他就不该听那秃子的鬼话,说什么仰慕慕司言在商场上的雄韬伟略,想要结交他,求他帮忙牵线,还说地皮的价格都好商量。
两天前给他打了电话说在monster包了最大的包厢,邀请他们出席。
他想着秃子手上的那块地皮有些价值,才说动了慕司言,结果给他来这么一招,是嫌他的血太厚了吗?
“兄弟,对不住了,这事是我没办好,姓王的浑身都是嘴,我看走眼反倒膈应你了。”
慕司言有些犯困,揉了揉额角说:“和你没关系,利益驱使罢了。”
见邵奕凯还是一副余怒未消的样子,他拍了下他的肩膀,“晚上的不过是意向协议,明天我保证让他倒吐出五个点来。
放心,他是奸商,我也不是什么好人。”
正说着,车子突然一个急刹车,几人的身体因为惯性猛地往前冲去。
邵一凯揉着被撞疼的肩膀,拍了拍驾驶座椅:“老刘,怎么回事啊?”
司机慌忙转身和他们道歉:“抱歉,慕总,邵总,前面突然冲出来一个人,刹车踩得急了点。”
邵奕凯一惊:“撞到人了?”
司机犹豫了下:“应该没有。”
“应该?”
慕司言率先推开了车门:“去看看。”
三人绕到车头,车前差不多三米的位置躺着一个女人,不远处的路边还停着一辆全黑的杜卡迪V4,引擎没有动静,是熄火的状态。
司机看了看女人的样子,不禁松了一口气。
他没看错,这人一点伤都没有,确实是在他踩刹车之前就倒下去了。
慕司言的眉头微蹙,疾走几步过去,蹲下身将女人的身体扶正了一些。
车灯的照射下,喻宁那张白皙清丽的脸露了出来。
“我靠。”
邵奕凯惊了,“她怎么在这里?”
想到一种可能性,他的语气里含了不知道是兴奋还是震惊的情绪,“不会是和楚淮没谈成,联姻的路被堵了,一时想不开跑来撞车***吧?”
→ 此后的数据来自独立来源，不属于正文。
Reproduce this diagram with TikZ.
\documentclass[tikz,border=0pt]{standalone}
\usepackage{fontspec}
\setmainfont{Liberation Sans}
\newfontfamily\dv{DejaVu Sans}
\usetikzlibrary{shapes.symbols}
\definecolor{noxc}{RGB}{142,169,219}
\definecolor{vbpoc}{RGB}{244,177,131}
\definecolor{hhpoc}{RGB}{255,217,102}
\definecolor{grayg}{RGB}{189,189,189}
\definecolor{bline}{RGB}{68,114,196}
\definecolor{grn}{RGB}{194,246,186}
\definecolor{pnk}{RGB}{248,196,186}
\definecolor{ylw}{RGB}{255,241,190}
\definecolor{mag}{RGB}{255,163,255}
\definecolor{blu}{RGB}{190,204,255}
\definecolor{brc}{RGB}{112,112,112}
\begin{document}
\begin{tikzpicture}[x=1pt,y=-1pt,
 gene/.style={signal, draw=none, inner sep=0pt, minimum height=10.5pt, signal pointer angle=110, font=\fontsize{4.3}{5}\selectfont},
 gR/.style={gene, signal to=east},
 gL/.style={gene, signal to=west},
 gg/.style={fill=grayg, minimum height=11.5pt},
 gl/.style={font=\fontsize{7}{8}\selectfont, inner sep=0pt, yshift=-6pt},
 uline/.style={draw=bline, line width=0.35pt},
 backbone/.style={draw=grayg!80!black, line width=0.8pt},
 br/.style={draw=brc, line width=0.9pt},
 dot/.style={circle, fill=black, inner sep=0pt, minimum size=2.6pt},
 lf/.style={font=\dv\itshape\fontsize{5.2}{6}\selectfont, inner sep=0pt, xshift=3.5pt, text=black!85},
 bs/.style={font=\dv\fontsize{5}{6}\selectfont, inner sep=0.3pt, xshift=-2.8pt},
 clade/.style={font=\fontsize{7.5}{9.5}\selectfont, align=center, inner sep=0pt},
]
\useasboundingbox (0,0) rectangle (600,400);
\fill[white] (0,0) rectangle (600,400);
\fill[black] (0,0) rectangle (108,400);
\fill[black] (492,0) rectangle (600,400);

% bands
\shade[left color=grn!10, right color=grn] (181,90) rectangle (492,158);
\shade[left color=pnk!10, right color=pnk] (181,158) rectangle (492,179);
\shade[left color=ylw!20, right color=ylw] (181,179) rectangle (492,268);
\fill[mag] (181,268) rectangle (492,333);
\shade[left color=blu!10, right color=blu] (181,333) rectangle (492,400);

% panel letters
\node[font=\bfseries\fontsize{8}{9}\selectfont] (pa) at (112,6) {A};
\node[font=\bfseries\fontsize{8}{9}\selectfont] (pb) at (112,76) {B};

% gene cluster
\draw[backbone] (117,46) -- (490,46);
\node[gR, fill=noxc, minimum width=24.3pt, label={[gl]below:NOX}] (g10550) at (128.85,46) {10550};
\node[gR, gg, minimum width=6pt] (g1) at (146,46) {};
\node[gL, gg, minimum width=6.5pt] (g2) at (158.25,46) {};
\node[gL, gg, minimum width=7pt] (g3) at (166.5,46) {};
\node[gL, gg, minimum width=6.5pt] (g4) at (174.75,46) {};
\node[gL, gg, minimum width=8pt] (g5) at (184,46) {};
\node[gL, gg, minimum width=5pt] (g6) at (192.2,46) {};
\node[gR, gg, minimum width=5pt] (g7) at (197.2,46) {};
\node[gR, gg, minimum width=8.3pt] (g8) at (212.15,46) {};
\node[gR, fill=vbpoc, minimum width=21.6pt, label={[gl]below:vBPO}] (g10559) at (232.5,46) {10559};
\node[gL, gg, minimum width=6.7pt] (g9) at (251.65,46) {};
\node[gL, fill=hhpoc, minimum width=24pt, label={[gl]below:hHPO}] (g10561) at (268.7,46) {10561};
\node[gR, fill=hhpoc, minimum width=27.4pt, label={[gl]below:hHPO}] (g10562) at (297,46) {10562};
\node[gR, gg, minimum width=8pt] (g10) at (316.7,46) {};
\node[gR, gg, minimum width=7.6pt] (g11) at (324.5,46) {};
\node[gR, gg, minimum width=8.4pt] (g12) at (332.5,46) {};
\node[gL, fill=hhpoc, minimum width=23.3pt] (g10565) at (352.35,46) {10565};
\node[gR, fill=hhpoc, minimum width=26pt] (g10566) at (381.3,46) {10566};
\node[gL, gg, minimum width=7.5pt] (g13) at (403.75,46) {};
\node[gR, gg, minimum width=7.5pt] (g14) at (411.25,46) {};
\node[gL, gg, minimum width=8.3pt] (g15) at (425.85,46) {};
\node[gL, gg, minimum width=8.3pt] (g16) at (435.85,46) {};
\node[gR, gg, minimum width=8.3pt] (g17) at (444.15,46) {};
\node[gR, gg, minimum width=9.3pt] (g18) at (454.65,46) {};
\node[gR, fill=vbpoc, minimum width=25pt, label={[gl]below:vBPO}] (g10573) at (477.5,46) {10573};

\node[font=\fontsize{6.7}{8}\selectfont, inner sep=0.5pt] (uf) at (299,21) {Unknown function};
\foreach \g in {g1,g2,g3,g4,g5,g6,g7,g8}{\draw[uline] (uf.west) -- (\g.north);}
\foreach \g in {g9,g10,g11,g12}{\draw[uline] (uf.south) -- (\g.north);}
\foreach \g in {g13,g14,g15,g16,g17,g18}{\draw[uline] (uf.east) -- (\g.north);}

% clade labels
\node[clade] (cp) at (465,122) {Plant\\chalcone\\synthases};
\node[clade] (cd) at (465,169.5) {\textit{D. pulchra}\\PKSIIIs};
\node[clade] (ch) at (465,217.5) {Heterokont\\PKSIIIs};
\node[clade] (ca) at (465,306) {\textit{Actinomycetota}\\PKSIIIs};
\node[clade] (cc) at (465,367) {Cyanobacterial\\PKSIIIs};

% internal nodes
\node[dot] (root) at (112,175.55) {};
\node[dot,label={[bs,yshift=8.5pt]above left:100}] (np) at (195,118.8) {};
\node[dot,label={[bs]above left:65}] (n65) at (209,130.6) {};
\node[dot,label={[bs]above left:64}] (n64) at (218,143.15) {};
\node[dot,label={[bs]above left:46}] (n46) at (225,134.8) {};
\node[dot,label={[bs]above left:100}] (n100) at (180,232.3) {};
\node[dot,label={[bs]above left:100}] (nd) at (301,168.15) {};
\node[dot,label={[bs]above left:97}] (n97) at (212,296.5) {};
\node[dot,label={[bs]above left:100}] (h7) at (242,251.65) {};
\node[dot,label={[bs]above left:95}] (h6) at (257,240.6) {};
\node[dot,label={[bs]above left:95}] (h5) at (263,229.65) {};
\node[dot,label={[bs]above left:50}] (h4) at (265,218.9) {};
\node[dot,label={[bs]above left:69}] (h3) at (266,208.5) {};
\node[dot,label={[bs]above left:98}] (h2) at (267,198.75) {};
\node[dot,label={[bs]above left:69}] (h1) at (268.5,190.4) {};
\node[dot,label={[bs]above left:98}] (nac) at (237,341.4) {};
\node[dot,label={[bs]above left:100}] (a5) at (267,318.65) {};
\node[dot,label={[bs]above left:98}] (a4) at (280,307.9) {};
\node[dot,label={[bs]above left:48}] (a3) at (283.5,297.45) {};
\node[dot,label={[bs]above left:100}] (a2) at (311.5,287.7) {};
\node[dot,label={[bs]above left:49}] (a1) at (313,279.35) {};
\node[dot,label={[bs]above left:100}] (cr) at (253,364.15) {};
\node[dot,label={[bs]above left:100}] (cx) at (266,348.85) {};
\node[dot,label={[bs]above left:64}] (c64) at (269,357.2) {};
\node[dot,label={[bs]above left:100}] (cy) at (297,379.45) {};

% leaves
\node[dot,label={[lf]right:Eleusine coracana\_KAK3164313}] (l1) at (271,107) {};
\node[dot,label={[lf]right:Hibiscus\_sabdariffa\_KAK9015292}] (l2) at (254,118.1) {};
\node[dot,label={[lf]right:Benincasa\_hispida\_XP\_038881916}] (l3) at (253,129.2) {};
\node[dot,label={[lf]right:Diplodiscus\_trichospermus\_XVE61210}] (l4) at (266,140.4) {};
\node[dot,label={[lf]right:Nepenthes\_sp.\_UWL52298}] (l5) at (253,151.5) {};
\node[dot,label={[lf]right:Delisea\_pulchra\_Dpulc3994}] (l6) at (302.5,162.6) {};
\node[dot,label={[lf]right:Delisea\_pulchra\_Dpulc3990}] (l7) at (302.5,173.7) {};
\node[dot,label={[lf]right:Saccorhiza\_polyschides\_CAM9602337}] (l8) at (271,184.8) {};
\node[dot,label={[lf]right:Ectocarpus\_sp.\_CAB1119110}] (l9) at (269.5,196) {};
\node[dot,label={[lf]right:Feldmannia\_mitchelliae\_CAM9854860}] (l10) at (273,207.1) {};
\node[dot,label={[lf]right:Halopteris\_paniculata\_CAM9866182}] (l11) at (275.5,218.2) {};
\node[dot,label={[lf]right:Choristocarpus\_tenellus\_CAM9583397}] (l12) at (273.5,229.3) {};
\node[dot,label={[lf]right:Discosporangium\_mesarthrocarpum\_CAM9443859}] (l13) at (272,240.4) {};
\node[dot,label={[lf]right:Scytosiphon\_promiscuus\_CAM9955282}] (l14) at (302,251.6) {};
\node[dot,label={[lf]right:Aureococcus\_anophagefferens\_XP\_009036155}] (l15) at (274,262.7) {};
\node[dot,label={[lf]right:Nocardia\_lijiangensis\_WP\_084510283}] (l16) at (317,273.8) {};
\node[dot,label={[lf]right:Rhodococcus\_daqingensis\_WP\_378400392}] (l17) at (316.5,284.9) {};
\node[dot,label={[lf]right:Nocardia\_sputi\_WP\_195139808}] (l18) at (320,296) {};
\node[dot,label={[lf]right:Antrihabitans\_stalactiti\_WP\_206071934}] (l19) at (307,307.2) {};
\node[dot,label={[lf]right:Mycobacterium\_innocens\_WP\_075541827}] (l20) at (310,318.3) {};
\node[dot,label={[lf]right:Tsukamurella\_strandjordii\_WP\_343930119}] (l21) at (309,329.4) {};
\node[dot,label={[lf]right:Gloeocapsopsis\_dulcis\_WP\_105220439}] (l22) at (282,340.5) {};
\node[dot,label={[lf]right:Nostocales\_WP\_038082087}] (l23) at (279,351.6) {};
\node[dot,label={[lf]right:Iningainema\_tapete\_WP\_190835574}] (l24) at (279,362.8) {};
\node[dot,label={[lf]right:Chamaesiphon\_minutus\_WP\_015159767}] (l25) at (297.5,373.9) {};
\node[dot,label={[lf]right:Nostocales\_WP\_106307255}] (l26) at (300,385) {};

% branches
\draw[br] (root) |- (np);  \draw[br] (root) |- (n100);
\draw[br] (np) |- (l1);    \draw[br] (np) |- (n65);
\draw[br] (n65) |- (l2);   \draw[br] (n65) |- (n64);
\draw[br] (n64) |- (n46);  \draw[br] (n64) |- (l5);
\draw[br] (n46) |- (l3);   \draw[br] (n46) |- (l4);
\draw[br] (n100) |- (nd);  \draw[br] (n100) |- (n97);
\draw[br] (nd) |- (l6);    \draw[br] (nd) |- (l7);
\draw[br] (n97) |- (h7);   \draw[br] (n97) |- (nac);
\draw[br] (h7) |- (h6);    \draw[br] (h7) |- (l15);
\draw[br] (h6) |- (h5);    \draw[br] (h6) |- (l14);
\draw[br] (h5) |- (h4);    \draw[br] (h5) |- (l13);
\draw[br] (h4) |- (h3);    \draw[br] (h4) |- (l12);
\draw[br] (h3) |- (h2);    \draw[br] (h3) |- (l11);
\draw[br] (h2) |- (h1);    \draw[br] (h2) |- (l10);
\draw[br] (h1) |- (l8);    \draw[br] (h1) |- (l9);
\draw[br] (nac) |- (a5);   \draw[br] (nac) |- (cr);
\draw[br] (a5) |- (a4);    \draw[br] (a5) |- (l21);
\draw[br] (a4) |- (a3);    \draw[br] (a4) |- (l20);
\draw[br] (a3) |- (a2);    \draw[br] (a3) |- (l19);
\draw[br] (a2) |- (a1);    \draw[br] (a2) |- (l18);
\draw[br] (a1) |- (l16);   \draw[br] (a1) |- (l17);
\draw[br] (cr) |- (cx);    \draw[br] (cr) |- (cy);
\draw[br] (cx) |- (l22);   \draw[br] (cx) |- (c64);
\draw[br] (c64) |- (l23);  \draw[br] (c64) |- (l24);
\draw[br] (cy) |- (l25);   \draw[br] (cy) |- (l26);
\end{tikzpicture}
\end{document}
慕司言一副看“傻子”的表情:“想象力不错,不去当编剧可惜了。”
他说着一手绕过喻宁的膝窝,将她打横从地上抱了起来。
邵奕凯的下巴都快掉了,慕司言抱了个……女人!
“不是,你要干嘛啊?”
慕司言抱着喻宁,绕过他往车后面走。
邵奕凯很有眼力见的帮他把车门拉开了:“是去医院吗?”
“嗯。”
慕司言把喻宁放进后座,朝邵奕凯抬了下下巴,“你坐前面去。”
俩人分别从前后门坐进车里,慕司言说了句“去最近的医院”,司机立马重新启动了车子。
喻宁毫无意识地靠在椅背上,随着车辆的动静,身子斜斜地朝右边倒过去。
眼看她的脑袋就要撞上车窗,慕司言倾身过去,用手掌挡住玻璃,帮她缓冲了撞击的力道。
温软的脸颊触到了他的掌心,不过一瞬,司机又打了个方向,喻宁软绵绵的首接倒进了他的怀里。
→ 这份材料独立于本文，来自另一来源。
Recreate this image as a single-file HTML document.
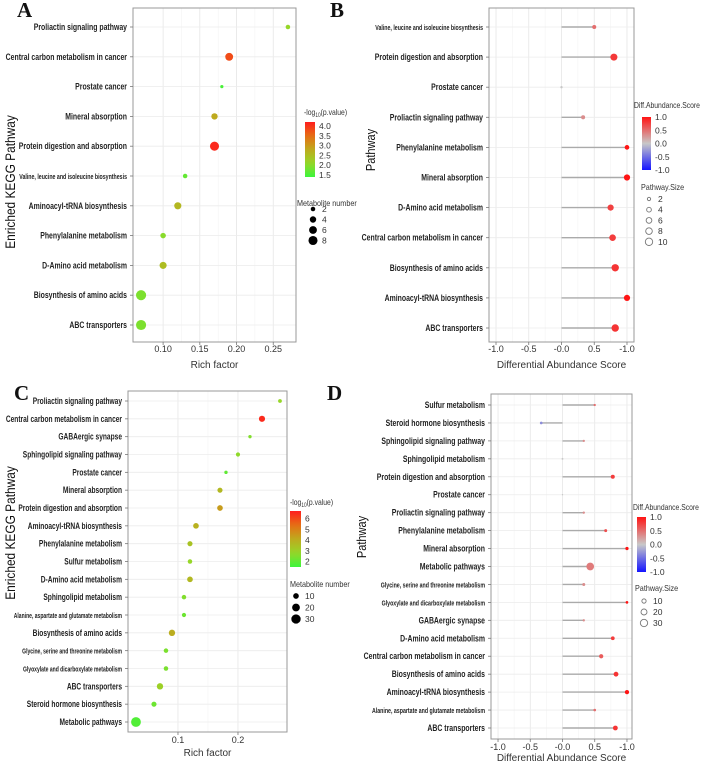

温热的体温隔着黑色衬衫的布料传递过来,慕司言的身形微僵,一时不知道是不是要把她推开。
他垂眸看着她,那张巴掌大的脸血色全无,白得跟张纸似的,她靠着他,整个人看起来都蔫巴巴的。
他轻叹了口气,到底没把她推回去。
副驾驶座上的邵奕凯脑子转得飞快,这个喻宁不会是和楚淮联姻不成,把主意打到了慕司言的身上吧?
也是,比起楚淮那只烂香蕉,慕司言简首就是天上的月亮,选谁不是一目了然?
这是瞄准了慕司言的车子,挑着时机撞上来的?
他越想越觉得这个可能性很大,正想提醒慕司言,一转头就看到喻宁不知道什么时候到了他好兄弟的怀里,慕司言正一脸复杂地看着她。
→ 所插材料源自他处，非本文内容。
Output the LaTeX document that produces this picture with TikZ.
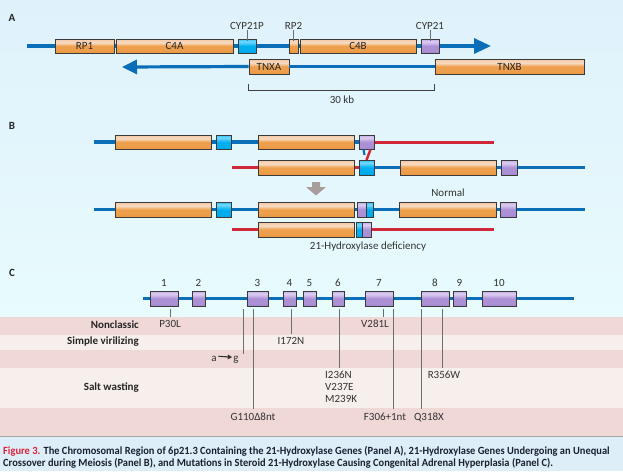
\documentclass[tikz,border=0pt]{standalone}
\usepackage{fontspec}
\setmainfont{Carlito}
\usetikzlibrary{arrows.meta}
\definecolor{bgtop}{HTML}{DFF1FB}
\definecolor{bgbot}{HTML}{E8FBFD}
\definecolor{pinkband}{HTML}{EFD8D6}
\definecolor{lightband}{HTML}{F7EFEC}
\definecolor{capbg}{HTML}{DDEEF9}
\definecolor{chrblue}{HTML}{0A6EB8}
\definecolor{chrred}{HTML}{D02838}
\definecolor{boxline}{HTML}{3A3A3A}
\definecolor{tickgray}{HTML}{6E6E6E}
\definecolor{arrgray}{HTML}{A89C9C}
\definecolor{capred}{HTML}{E0203A}
\definecolor{captext}{HTML}{1A2030}
\definecolor{og0}{HTML}{E38A30}
\definecolor{og1}{HTML}{EE9F4C}
\definecolor{og2}{HTML}{F8DCC4}
\definecolor{og3}{HTML}{F2BE96}
\definecolor{bl0}{HTML}{0090D8}
\definecolor{bl1}{HTML}{00AEF0}
\definecolor{bl2}{HTML}{70D8FF}
\definecolor{pu0}{HTML}{9478C4}
\definecolor{pu1}{HTML}{AC90D6}
\definecolor{pu2}{HTML}{DCCDF2}
\pgfdeclareverticalshading{orangeg}{100bp}{color(0bp)=(og0); color(38bp)=(og1); color(50bp)=(og1); color(62bp)=(og2); color(80bp)=(og3); color(100bp)=(og3)}
\pgfdeclareverticalshading{blueg}{100bp}{color(0bp)=(bl0); color(35bp)=(bl1); color(50bp)=(bl1); color(65bp)=(bl2); color(85bp)=(bl1); color(100bp)=(bl1)}
\pgfdeclareverticalshading{purpleg}{100bp}{color(0bp)=(pu0); color(35bp)=(pu1); color(50bp)=(pu1); color(65bp)=(pu2); color(85bp)=(pu1); color(100bp)=(pu1)}
\begin{document}
\begin{tikzpicture}[x=1pt,y=-1pt,
  font=\fontsize{11}{12}\selectfont,
  gbox/.style={draw=boxline,line width=0.8pt,inner sep=0pt,minimum height=14pt,text=black!85},
  obox/.style={gbox,shading=orangeg},
  cbox/.style={gbox,shading=blueg},
  pbox/.style={gbox,shading=purpleg},
  bline/.style={draw=chrblue,line width=3.2pt},
  rline/.style={draw=chrred,line width=3pt},
  tickl/.style={draw=tickgray,line width=0.8pt},
  lab/.style={inner sep=0pt,text=black!80},
  rowlab/.style={inner sep=0pt,anchor=east,font=\fontsize{11}{12}\selectfont\bfseries,text=black!85},
  panel/.style={inner sep=0pt,font=\fontsize{11}{12}\selectfont\bfseries,text=black!85}]
\useasboundingbox (0,0) rectangle (623,471);
% background
\shade[top color=bgtop,bottom color=bgbot] (0,0) rectangle (623,317);
\fill[pinkband] (0,317) rectangle (623,335);
\fill[lightband] (0,335) rectangle (623,350);
\fill[pinkband] (0,350) rectangle (623,368);
\fill[lightband] (0,368) rectangle (623,408);
\fill[pinkband] (0,408) rectangle (623,436);
\fill[capbg] (0,436) rectangle (623,471);
\draw[draw=black!35,line width=0.8pt] (0,436) -- (623,436);

% ===== Panel A =====
\node[panel] (pA) at (12,18) {A};
\coordinate (a1s) at (27,46);
\coordinate (a1e) at (491,46);
\draw[bline,-{Triangle[length=17pt,width=15pt]}] (a1s) -- (a1e);
\node[obox,minimum width=59pt] (RP1) at (84.5,46) {RP1};
\node[obox,minimum width=117pt] (C4A) at (174.5,46) {C4A};
\node[cbox,minimum width=18pt] (CYP21P) at (247,46) {};
\node[obox,minimum width=9pt] (RP2) at (293.5,46) {};
\node[obox,minimum width=116pt] (C4B) at (358,46) {C4B};
\node[pbox,minimum width=18pt] (CYP21) at (430,46) {};
\node[lab,anchor=south] (lCYP21P) at (247,30) {CYP21P};
\node[lab,anchor=south] (lRP2) at (293.5,30) {RP2};
\node[lab,anchor=south] (lCYP21) at (430,30) {CYP21};
\draw[tickl] (lCYP21P.south) -- ([yshift=-2pt]CYP21P.north);
\draw[tickl] (lRP2.south) -- ([yshift=-2pt]RP2.north);
\draw[tickl] (lCYP21.south) -- ([yshift=-2pt]CYP21.north);
\coordinate (a2s) at (122,67);
\node[obox,minimum width=40pt,minimum height=15pt] (TNXA) at (269,66.5) {TNXA};
\node[obox,minimum width=149pt,minimum height=15pt] (TNXB) at (509.5,66.5) {TNXB};
\draw[bline,{Triangle[length=15pt,width=14pt]}-] (a2s) -- (TNXA.west);
\draw[bline] (TNXA.east) -- (TNXB.west);
\draw[line width=0.9pt,draw=black!75] ([yshift=-10pt]TNXA.south west) |- ([yshift=-16pt]TNXB.south west) -- ([yshift=-10pt]TNXB.south west);
\node[lab] (kb) at (342,100) {30 kb};

% ===== Panel B =====
\node[panel] (pB) at (12,126) {B};
% row 1
\coordinate (r1s) at (94,142);
\coordinate (r1e) at (494,142);
\draw[bline] (r1s) -- (366,142);
\draw[rline] (366,142) -- (r1e);
\node[obox,minimum width=96pt] (b1o1) at (163,142) {};
\node[cbox,minimum width=15pt] (b1c) at (223.5,142) {};
\node[obox,minimum width=96pt] (b1o2) at (306,142) {};
\node[pbox,minimum width=15pt] (b1p) at (366.5,142) {};
% row 2
\coordinate (r2s) at (232,167.5);
\coordinate (r2e) at (585,167.5);
\draw[rline] (r2s) -- (300,167.5);
\draw[rline] (354,167.5) -- (366,167.5);
\draw[bline] (366,167.5) -- (r2e);
\node[obox,minimum width=96pt,minimum height=15pt] (b2o2) at (306,167.5) {};
\node[obox,minimum width=96pt,minimum height=15pt] (b2o3) at (448,167.5) {};
\node[pbox,minimum width=16pt,minimum height=15pt] (b2p) at (509,167.5) {};
% crossover
\draw[draw=chrblue,line width=2.2pt] (363.5,149.5) -- (364.5,155);
\draw[draw=chrred,line width=2.5pt] (370.5,149.5) -- (366.5,160);
\node[cbox,minimum width=15pt,minimum height=15pt] (b2c) at (366.5,167.5) {};
% gray arrow
\fill[arrgray] (312,182) -- (320,182) -- (320,187) -- (326,187) -- (316,195.5) -- (306,187) -- (312,187) -- cycle;
\node[lab] (lnormal) at (448,193) {Normal};
% row 3
\coordinate (r3s) at (94,209.5);
\coordinate (r3e) at (585,209.5);
\draw[bline] (r3s) -- (r3e);
\node[obox,minimum width=96pt,minimum height=15pt] (b3o1) at (163,209.5) {};
\node[cbox,minimum width=15pt,minimum height=15pt] (b3c) at (223.5,209.5) {};
\node[obox,minimum width=96pt,minimum height=15pt] (b3o2) at (306,209.5) {};
\node[pbox,minimum width=9pt,minimum height=15pt] (b3p) at (362,209.5) {};
\node[cbox,minimum width=7pt,minimum height=15pt] (b3c2) at (370,209.5) {};
\node[obox,minimum width=97pt,minimum height=15pt] (b3o3) at (447.5,209.5) {};
\node[pbox,minimum width=16pt,minimum height=15pt] (b3p2) at (508,209.5) {};
% row 4
\coordinate (r4s) at (232,229.5);
\coordinate (r4e) at (494,229.5);
\draw[rline] (r4s) -- (300,229.5);
\draw[rline] (366,229.5) -- (r4e);
\node[obox,minimum width=96pt,minimum height=15pt] (b4o2) at (306,229.5) {};
\node[cbox,minimum width=7pt,minimum height=15pt] (b4c) at (359.5,229.5) {};
\node[pbox,minimum width=9pt,minimum height=15pt] (b4p) at (367,229.5) {};
\node[lab] (ldef) at (368,247) {21-Hydroxylase deficiency};

% ===== Panel C =====
\node[panel] (pC) at (12,273) {C};
\coordinate (cs) at (143,298.5);
\coordinate (ce) at (574,298.5);
\draw[bline,line width=3pt] (cs) -- (ce);
\foreach \n/\c/\w in {1/164/28,2/198.5/13,3/257.5/21,4/289.5/13,5/309.5/13,6/338/12,7/379/28,8/435/28,9/459.5/13,10/499/34}{
  \node[pbox,minimum width=\w pt,minimum height=15pt] (ex\n) at (\c,298.5) {};
  \node[lab] (en\n) at (\c,283) {\n};
}
\node[rowlab] (rNC) at (139,325) {Nonclassic};
\node[rowlab] (rSV) at (139,342) {Simple virilizing};
\node[rowlab] (rSW) at (139,388) {Salt wasting};
% mutations
\node[lab,anchor=north] (mP30L) at (170,320) {P30L};
\coordinate (tP30L) at (170,309);
\draw[tickl] (tP30L) -- (170,317);
\node[lab,anchor=north] (mI172N) at (291,337) {I172N};
\coordinate (tI172N) at (291,309);
\draw[tickl] (tI172N) -- (291,333.5);
\node[lab,anchor=base] (ma) at (214,361.5) {a};
\node[lab,anchor=base] (mg) at (236,361.5) {g};
\draw[-{Triangle[length=4.5pt,width=4.5pt]},line width=1.1pt,draw=black!80] ([xshift=1.5pt,yshift=2.6pt]ma.east) -- ([xshift=-1pt,yshift=2.6pt]mg.west);
\coordinate (tag) at (243,309);
\coordinate (bag) at (243,354);
\draw[tickl] (tag) -- (bag);
\node[lab,anchor=north] (mG110) at (253,412.5) {G110Δ8nt};
\coordinate (tG110) at (253,309);
\draw[tickl] (tG110) -- (253,409);
\node[lab,anchor=north west,align=left,font=\fontsize{11}{11.7}\selectfont] (mI236) at (325,371) {I236N\\V237E\\M239K};
\coordinate (tI236) at (339,309);
\draw[tickl] (tI236) -- (339,367.5);
\node[lab,anchor=north] (mV281L) at (375,320) {V281L};
\coordinate (tV281L) at (383,309);
\draw[tickl] (tV281L) -- (383,317);
\node[lab,anchor=north] (mF306) at (385,412.5) {F306+1nt};
\coordinate (tF306) at (393,309);
\draw[tickl] (tF306) -- (393,409);
\node[lab,anchor=north] (mQ318X) at (429,412.5) {Q318X};
\coordinate (tQ318X) at (421,309);
\draw[tickl] (tQ318X) -- (421,409);
\node[lab,anchor=north] (mR356W) at (444,370.5) {R356W};
\coordinate (tR356W) at (442,309);
\draw[tickl] (tR356W) -- (442,367.5);

% ===== Caption =====
\node[anchor=base west,inner sep=0pt,align=left,font=\fontsize{11}{11.3}\selectfont\bfseries,text=captext] (cap) at (3,466)
 {\scalebox{0.95}[1]{\textcolor{capred}{Figure 3.} The Chromosomal Region of 6p21.3 Containing the 21-Hydroxylase Genes (Panel A), 21-Hydroxylase Genes Undergoing an Unequal}\\
 \scalebox{0.95}[1]{Crossover during Meiosis (Panel B), and Mutations in Steroid 21-Hydroxylase Causing Congenital Adrenal Hyperplasia (Panel C).}};
\end{tikzpicture}
\end{document}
他瞬间瞳孔地震,还没反应过来,身子己经弹跳了起来,膝盖“砰”的一声狠狠撞到了前面的挡板。
慕司言闻声看过来,淡淡地开口:“安静点。”
邵奕凯抱着腿,心头急跳了几下,他总感觉有什么地方不太对劲,但又具体说不出是什么。
结果到医院,一套检查下来,他的脸又被打了。
喻宁晕倒是因为低血糖和轻微的营养不良。
敢情就他一个人是小丑呗,脑子里的小剧场都演了半天,结果人家就是凑巧晕倒了。
还是他把人心想得太坏了。
这么一想,他就对喻宁产生了点愧疚的情绪,再看她,愈发觉得她惨。
这是多久没好好吃饭,又是低血糖又轻微营养不良的?
慕司言看着报告单问医生:“低血糖不是输葡萄糖后很快就能清醒?
她怎么还没醒?”
医生从口袋里掏出一个白色小药瓶给他:“这是从患者身上掉出来的,她应该还有睡眠障碍,现在各项体征正常,应该只是睡着了。”
慕司言看着瓶子上“阿普唑仑”几个字,手指紧了一下。